-- start --

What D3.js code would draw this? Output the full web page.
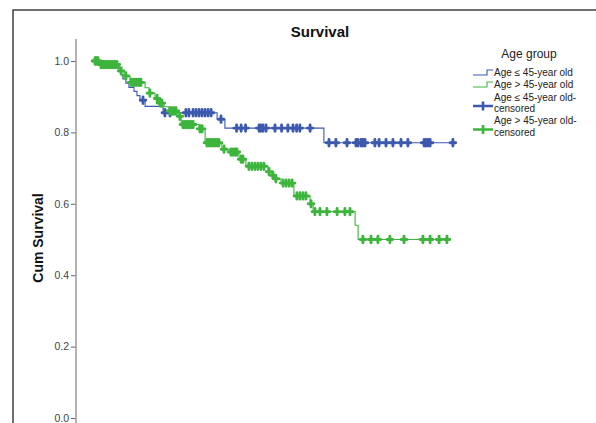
<!DOCTYPE html>
<html><head><meta charset="utf-8">
<script src="https://cdn.jsdelivr.net/npm/d3@7"></script>
<style>html,body{margin:0;padding:0;overflow:hidden;background:#fff}</style>
</head><body><svg id="c" width="596" height="423"></svg>
<script>
// ---- data ----
const title = "Survival";
const yLabel = "Cum Survival";
const legendTitle = "Age group";
const legendLabels = [["Age \u2264 45-year old"], ["Age > 45-year old"],
  ["Age \u2264 45-year old-", "censored"], ["Age > 45-year old-", "censored"]];
const yTicks = [0.0, 0.2, 0.4, 0.6, 0.8, 1.0];

// Age <= 45 (months)
const youngEventTimes = [3.3, 8.0, 8.7, 9.3, 10.3, 11.3, 13.0, 14.0, 15.0, 16.7, 22.7, 40.7, 43.3, 76.3];
const youngSurvival   = [0.99, 0.975, 0.962, 0.95, 0.938, 0.926, 0.915, 0.903, 0.89, 0.873, 0.855, 0.837, 0.812, 0.771];
const youngLastTime = 120;
const youngCensored = [16.0, 23.3, 25.0, 30.3, 31.3, 32.7, 33.7, 34.7, 35.7, 36.7, 37.7, 38.7, 42.0,
  47.2, 48.7, 50.2, 54.7, 55.3, 56.0, 57.0, 60.0, 62.2, 64.3, 66.0, 67.2, 68.3, 71.7,
  78.0, 80.3, 84.0, 87.0, 87.7, 88.7, 89.3, 90.0, 93.3, 94.7, 97.0, 99.3, 102.0, 104.3,
  109.7, 110.3, 111.0, 111.7, 119.3];

// Age > 45 (months)
const oldEventTimes = [1.7, 8.0, 9.7, 11.7, 16.7, 18.0, 20.0, 21.3, 23.0, 24.7, 27.7, 28.7, 34.7, 36.7,
  42.3, 44.7, 48.0, 50.3, 57.7, 59.0, 60.0, 62.0, 66.3, 71.7, 72.7, 86.7, 87.7];
const oldSurvival = [0.99, 0.972, 0.958, 0.94, 0.925, 0.91, 0.895, 0.882, 0.872, 0.86, 0.845, 0.822, 0.81, 0.771,
  0.753, 0.745, 0.725, 0.705, 0.69, 0.68, 0.67, 0.658, 0.622, 0.60, 0.578, 0.54, 0.50];
const oldLastTime = 117.3;
const oldCensored = [0, 0.3, 0.7, 1.0, 2.0, 2.7, 3.3, 4.0, 4.7, 5.3, 6.0, 6.7, 7.3, 8.7, 10.3,
  12.0, 12.7, 13.3, 14.0, 14.7, 15.3, 18.3, 20.7, 21.7, 22.3, 25.0, 25.7, 26.3, 27.0, 28.3,
  29.3, 30.0, 30.7, 31.3, 32.0, 32.7, 35.0, 35.7, 37.3, 38.0, 38.7, 39.3, 40.0, 40.7, 41.3,
  43.0, 45.3, 46.0, 46.7, 47.3, 48.7, 49.3, 51.3, 52.3, 53.3, 54.3, 55.3, 56.3, 58.0, 59.3, 60.3,
  62.7, 63.7, 64.7, 65.7, 67.3, 68.3, 69.3, 70.3, 72.0, 73.3, 75.0, 77.3, 80.7, 83.3, 85.0,
  89.3, 92.0, 94.3, 98.3, 103.0, 109.3, 111.7, 114.7, 117.3];

const colors = ["#3d59ad", "#3db53d"];
const FONT = "'Liberation Sans', Arial, sans-serif";

// ---- drawing ----
const svg = d3.select("#c");
const x = d3.scaleLinear().domain([0, 120]).range([95, 455]);
const y = d3.scaleLinear().domain([0, 1]).range([418, 61]);

// outer frame
svg.append("rect").attr("x", 13).attr("y", 10).attr("width", 700).attr("height", 500)
  .attr("fill", "none").attr("stroke", "#333").attr("stroke-width", 1.4);

// title
svg.append("text").attr("x", 320).attr("y", 37).attr("text-anchor", "middle")
  .style("font", "bold 15px " + FONT).attr("fill", "#111").text(title);

// y axis
const yAxis = d3.axisLeft(y).tickValues(yTicks).tickFormat(d3.format(".1f")).tickSize(5).tickPadding(2);
const gy = svg.append("g").attr("transform", "translate(76,0)").call(yAxis);
gy.select(".domain").remove();
gy.append("line").attr("x1", 0).attr("x2", 0).attr("y1", 39).attr("y2", 430)
  .attr("stroke", "#9a9a9a").attr("stroke-width", 1.5);
gy.selectAll(".tick line").attr("stroke", "#666");
gy.selectAll(".tick text").style("font", "10.5px " + FONT).attr("fill", "#444");

// y label
svg.append("text").attr("transform", "translate(43,238) rotate(-90)").attr("text-anchor", "middle")
  .style("font", "bold 14px " + FONT).attr("fill", "#111").text(yLabel);

function stepPoints(times, surv, last) {
  const pts = [[0, 1]];
  times.forEach((t, i) => pts.push([t, surv[i]]));
  pts.push([last, surv[surv.length - 1]]);
  return pts;
}
function survAt(times, surv, t) {
  let s = 1;
  for (let i = 0; i < times.length; i++) if (times[i] <= t) s = surv[i];
  return s;
}
const line = d3.line().x(d => x(d[0])).y(d => y(d[1])).curve(d3.curveStepAfter);

const series = [
  {times: youngEventTimes, surv: youngSurvival, last: youngLastTime, cens: youngCensored, color: colors[0]},
  {times: oldEventTimes, surv: oldSurvival, last: oldLastTime, cens: oldCensored, color: colors[1]}
];
series.forEach(s => {
  svg.append("path").attr("d", line(stepPoints(s.times, s.surv, s.last)))
    .attr("fill", "none").attr("stroke", s.color).attr("stroke-width", 1.1);
});
const cross = "M-2.8,0H2.8M0,-3.2V3.2";
series.forEach(s => {
  svg.append("g").selectAll("path").data(s.cens).join("path")
    .attr("transform", t => `translate(${x(t)},${y(survAt(s.times, s.surv, t))})`)
    .attr("d", cross).attr("fill", "none").attr("stroke", s.color)
    .attr("stroke-width", 2.9).attr("stroke-linecap", "round");
});

// legend
svg.append("text").attr("x", 529).attr("y", 58).attr("text-anchor", "middle")
  .style("font", "12px " + FONT).attr("fill", "#222").text(legendTitle);
const legTextY = [[76], [88], [100.5, 112], [124, 135.5]];
const legSymY = [72.5, 84.5, 106, 129.5];
legendLabels.forEach((lines, i) => {
  const c = colors[i % 2];
  const g = svg.append("g").attr("transform", `translate(0,${legSymY[i]})`);
  if (i < 2) {
    g.append("path").attr("d", "M473,2.5H487V-2.5H493").attr("fill", "none")
      .attr("stroke", c).attr("stroke-width", 1.1);
  } else {
    g.append("path").attr("d", "M473,0H493M483,-4.5V4.5").attr("fill", "none")
      .attr("stroke", c).attr("stroke-width", 2.6);
  }
  lines.forEach((ln, j) => {
    svg.append("text").attr("x", 494).attr("y", legTextY[i][j])
      .style("font", "10px " + FONT).attr("fill", "#222").text(ln);
  });
});
</script></body></html>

-- end --

**Exercise requirements**
Only the lines from the start of the material through the line containing "const yTicks = [0.0, 0.2, 0.4, 0.6, 0.8, 1.0];" should be transcribed. Pictures stay out.

**Written reply**
What D3.js code would draw this? Output the full web page.
<!DOCTYPE html>
<html><head><meta charset="utf-8">
<script src="https://cdn.jsdelivr.net/npm/d3@7"></script>
<style>html,body{margin:0;padding:0;overflow:hidden;background:#fff}</style>
</head><body><svg id="c" width="596" height="423"></svg>
<script>
// ---- data ----
const title = "Survival";
const yLabel = "Cum Survival";
const legendTitle = "Age group";
const legendLabels = [["Age \u2264 45-year old"], ["Age > 45-year old"],
  ["Age \u2264 45-year old-", "censored"], ["Age > 45-year old-", "censored"]];
const yTicks = [0.0, 0.2, 0.4, 0.6, 0.8, 1.0];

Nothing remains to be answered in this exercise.